Can you explain how you call this script from an automation?
Many thanks.
Michael

Hey, been wondering, is there any way this could be adapted to listen to any attribute changes, not just on/off? Say, I have group xyz, and light y changes its brightness from 50% to 80%, color, on/off state or whatever. Any way to get a trigger from that through a group (or list) or do I have to do it manually?

Have you checked if it already does that?

last_changed is updated when there’s a change in the value of an entity’s state or attributes.

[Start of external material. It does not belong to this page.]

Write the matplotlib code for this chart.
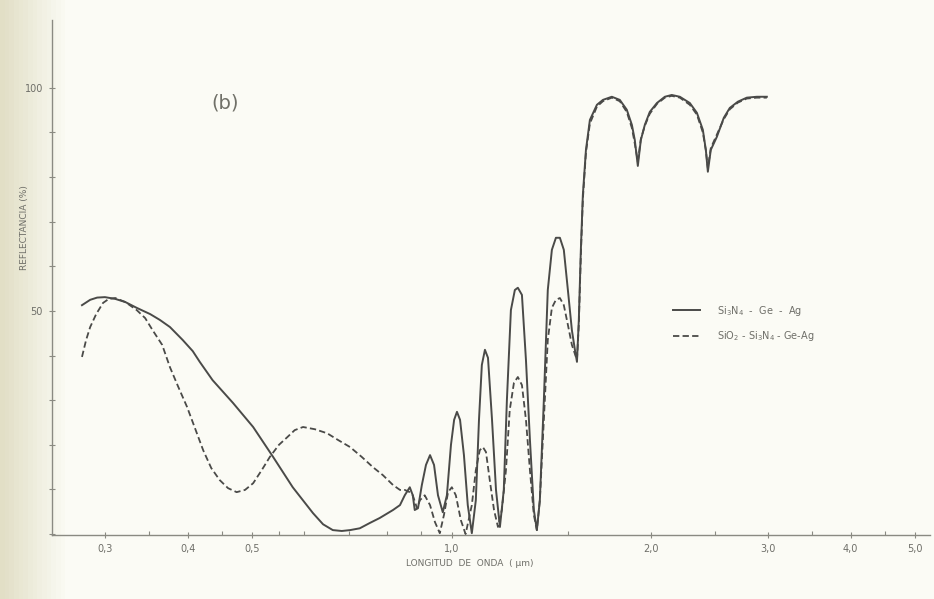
import matplotlib.pyplot as plt
import matplotlib.ticker as mticker
import numpy as np

# longitud de onda (um) y reflectancia (%)
lam_sol = [0.277, 0.285, 0.292, 0.300, 0.311, 0.322, 0.335, 0.351, 0.363, 0.376,
           0.393, 0.407, 0.417, 0.436, 0.468, 0.502, 0.538, 0.576, 0.618, 0.640,
           0.662, 0.683, 0.703, 0.727, 0.753, 0.779, 0.816, 0.836,
           0.850, 0.865, 0.874, 0.880, 0.890, 0.902, 0.915, 0.928, 0.941, 0.954,
           0.970, 0.984, 0.998, 1.009, 1.019, 1.030, 1.044, 1.058, 1.073, 1.088,
           1.100, 1.111, 1.123, 1.135, 1.151, 1.167, 1.183, 1.199, 1.212, 1.229,
           1.246, 1.259, 1.277, 1.295, 1.313, 1.331, 1.345, 1.359, 1.378, 1.397,
           1.417, 1.437, 1.457, 1.477, 1.498, 1.519, 1.535, 1.546, 1.556, 1.567,
           1.578, 1.595, 1.617, 1.657, 1.692, 1.745, 1.794, 1.838, 1.871, 1.890,
           1.910, 1.930, 1.957, 1.991, 2.041, 2.098, 2.149, 2.210, 2.288, 2.345,
           2.394, 2.419, 2.436, 2.461, 2.513, 2.575, 2.629, 2.704, 2.789, 2.888, 2.99]
ref_sol = [51.3, 52.5, 53.0, 53.1, 52.7, 52.0, 50.7, 49.3, 48.0, 46.4,
           43.5, 41.0, 38.6, 34.5, 29.4, 24.0, 17.3, 10.5, 4.7, 2.2,
           0.9, 0.7, 0.9, 1.3, 2.5, 3.6, 5.4, 6.5,
           8.7, 10.5, 8.7, 5.4, 5.8, 11.0, 15.5, 17.7, 15.5, 8.7,
           4.9, 8.7, 20.0, 25.6, 27.4, 25.6, 17.7, 6.5, 0.2, 7.6,
           25.6, 37.9, 41.3, 39.5, 25.6, 9.9, 1.6, 9.9, 30.0, 50.2,
           54.7, 55.2, 53.6, 39.0, 21.1, 5.4, 0.9, 7.6, 30.0, 54.7,
           63.7, 66.4, 66.4, 63.7, 54.7, 45.7, 41.3, 38.6, 48.0, 63.7,
           76.0, 86.1, 92.8, 96.2, 97.3, 98.0, 97.3, 95.1, 91.7, 88.3,
           82.5, 88.3, 91.7, 94.6, 96.6, 98.0, 98.4, 98.0, 96.6, 94.4,
           90.6, 86.1, 81.2, 86.1, 89.0, 93.3, 95.5, 96.9, 97.8, 98.0, 98.0]

lam_dash = [0.277, 0.281, 0.285, 0.291, 0.298, 0.304, 0.311, 0.322, 0.335, 0.345,
            0.354, 0.366, 0.376, 0.387, 0.399, 0.410, 0.422, 0.434, 0.447, 0.460,
            0.474, 0.488, 0.502, 0.517, 0.532, 0.549, 0.565, 0.580, 0.597, 0.622,
            0.649, 0.674, 0.703, 0.732, 0.761, 0.788, 0.816, 0.836,
            0.850, 0.865, 0.874, 0.887, 0.896, 0.911, 0.928, 0.944, 0.960, 0.974,
            0.988, 1.001, 1.015, 1.033, 1.050, 1.073, 1.088, 1.103, 1.115, 1.127,
            1.142, 1.159, 1.175, 1.191, 1.208, 1.224, 1.242, 1.259, 1.277, 1.295,
            1.313, 1.331, 1.345, 1.359, 1.378, 1.397, 1.417, 1.437, 1.457, 1.477,
            1.498, 1.519, 1.546, 1.556, 1.567, 1.578, 1.595, 1.617, 1.657, 1.692,
            1.745, 1.794, 1.838, 1.871, 1.890, 1.910, 1.930, 1.957, 1.991, 2.041,
            2.098, 2.149, 2.210, 2.288, 2.345, 2.394, 2.419, 2.436, 2.461, 2.513,
            2.575, 2.629, 2.704, 2.789, 2.888, 2.99]
ref_dash = [39.7, 43.5, 46.4, 49.3, 51.8, 52.7, 52.9, 52.0, 50.2, 48.4,
            45.7, 42.4, 37.4, 33.0, 28.5, 23.8, 18.8, 14.8, 12.1, 10.3,
            9.4, 9.9, 11.4, 14.3, 17.3, 20.0, 21.7, 23.3, 24.0, 23.5,
            22.6, 21.1, 19.5, 17.3, 15.0, 13.2, 11.0, 9.9,
            9.9, 9.4, 8.7, 5.8, 7.6, 8.7, 6.5, 2.7, 0.2, 4.3,
            9.4, 10.5, 8.7, 3.1, 0.0, 6.5, 14.3, 18.8, 19.5, 18.4,
            12.1, 5.4, 1.6, 5.4, 14.3, 27.8, 33.9, 35.2, 33.4, 25.6,
            14.3, 4.3, 0.9, 7.6, 25.6, 43.5, 50.7, 52.5, 52.9, 51.3,
            46.9, 42.4, 39.0, 47.0, 62.5, 75.0, 85.5, 92.0, 95.8, 97.0,
            97.8, 97.0, 94.6, 91.0, 87.5, 83.5, 88.5, 91.5, 94.2, 96.4,
            97.8, 98.2, 97.8, 96.2, 94.0, 90.0, 86.0, 82.0, 86.5, 89.5,
            93.0, 95.2, 96.7, 97.6, 97.8, 97.8]

xticks = [0.3, 0.4, 0.5, 1.0, 2.0, 3.0, 4.0, 5.0]
xtick_labels = ['0,3', '0,4', '0,5', '1,0', '2,0', '3,0', '4,0', '5,0']
xminor = [0.35, 0.45, 0.55, 0.6, 0.7, 0.8, 0.9, 1.5, 2.5, 3.5, 4.5]

tinta = '#4a4a48'
gris = '#6e6e68'

fig = plt.figure(figsize=(9.34, 5.99), dpi=100, facecolor='#fbfbf5')

# fondo del escaneo, un poco mas oscuro en el borde izquierdo
bg = fig.add_axes([0, 0, 1, 1], zorder=-5)
grad = np.linspace(0, 1, 200)
grad = np.clip(grad / 0.07, 0, 1)[None, :]
bg.imshow(grad, aspect='auto', extent=[0, 1, 0, 1],
          cmap=plt.matplotlib.colors.LinearSegmentedColormap.from_list('p', ['#e2dfc6', '#fbfbf5']))
bg.axis('off')

ax = fig.add_axes([52 / 934, 1 - 535 / 599, 878 / 934, 515 / 599])
ax.patch.set_alpha(0)

ax.plot(lam_sol, ref_sol, color=tinta, lw=1.4, label=r'$\mathrm{Si_3N_4}$  -  Ge  -  Ag')
ax.plot(lam_dash, ref_dash, color=tinta, lw=1.3, linestyle=(0, (3.5, 1.8)),
        label=r'$\mathrm{SiO_2}$ - $\mathrm{Si_3N_4}$ - Ge-Ag')

ax.set_xscale('log')
ax.set_xlim(0.2496, 5.27)
ax.set_ylim(-0.2, 115.2)

ax.xaxis.set_major_locator(mticker.FixedLocator(xticks))
ax.xaxis.set_major_formatter(mticker.FixedFormatter(xtick_labels))
ax.xaxis.set_minor_locator(mticker.FixedLocator(xminor))
ax.xaxis.set_minor_formatter(mticker.NullFormatter())

ax.set_yticks(np.arange(0, 101, 10))
ax.set_yticklabels(['' if v not in (50, 100) else str(v) for v in range(0, 101, 10)])

for s in ['top', 'right']:
    ax.spines[s].set_visible(False)
for s in ['left', 'bottom']:
    ax.spines[s].set_color('#8a8a82')
    ax.spines[s].set_linewidth(1.0)

ax.tick_params(axis='both', which='major', direction='inout', length=5, width=0.8,
               color='#8a8a82', labelsize=7, labelcolor=gris, pad=4)
ax.tick_params(axis='x', which='minor', direction='in', length=3, width=0.8, color='#8a8a82')

fig.text(25 / 934, 1 - 228 / 599, 'REFLECTANCIA (%)', rotation=90, ha='center', va='center',
         fontsize=6.5, color=gris)
fig.text(470 / 934, 1 - 563 / 599, 'LONGITUD  DE  ONDA  ( µm)', ha='center', va='center',
         fontsize=6.5, color=gris)
fig.text(225 / 934, 1 - 103 / 599, '(b)', ha='center', va='center', fontsize=14, color='#707068')

ax.legend(loc='upper left', bbox_to_anchor=(664 / 934, 1 - 295 / 599),
          bbox_transform=fig.transFigure, frameon=False, fontsize=7, handlelength=2.8,
          labelspacing=1.2, handletextpad=1.8, labelcolor=gris)

plt.savefig('out.png', dpi=100, facecolor=fig.get_facecolor())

Oh yeah, actually it does! Guess I got confused by the whole selecting of ‘on’ attribute :slight_smile:
With the help in another thread, I found out this sensor of yours can be shortened down a lot if you don’t care about the timedelta stuff I guess. My sensor now works fine with this:

template:
  - sensor:
      - name: Latest Light On
        state:{{ expand('group.all_living_room') | sort(attribute='last_updated', reverse=true) | map(attribute='last_updated')| first}}

And using the group creation script @synthe6 posted in here. However, one can of course also make it a bit simpler by just using expand(area_entities('Living Room') | select('match', 'light')) as an entity source instead of the groups :slight_smile:

Its purpose was to identify what changed mere seconds ago versus longer than that.

In the example you posted, the template is missing outer quotes.

I see!
I have learnt that very recently (very new to templates if you haven’t been able to tell yet), but why does it work regardless then?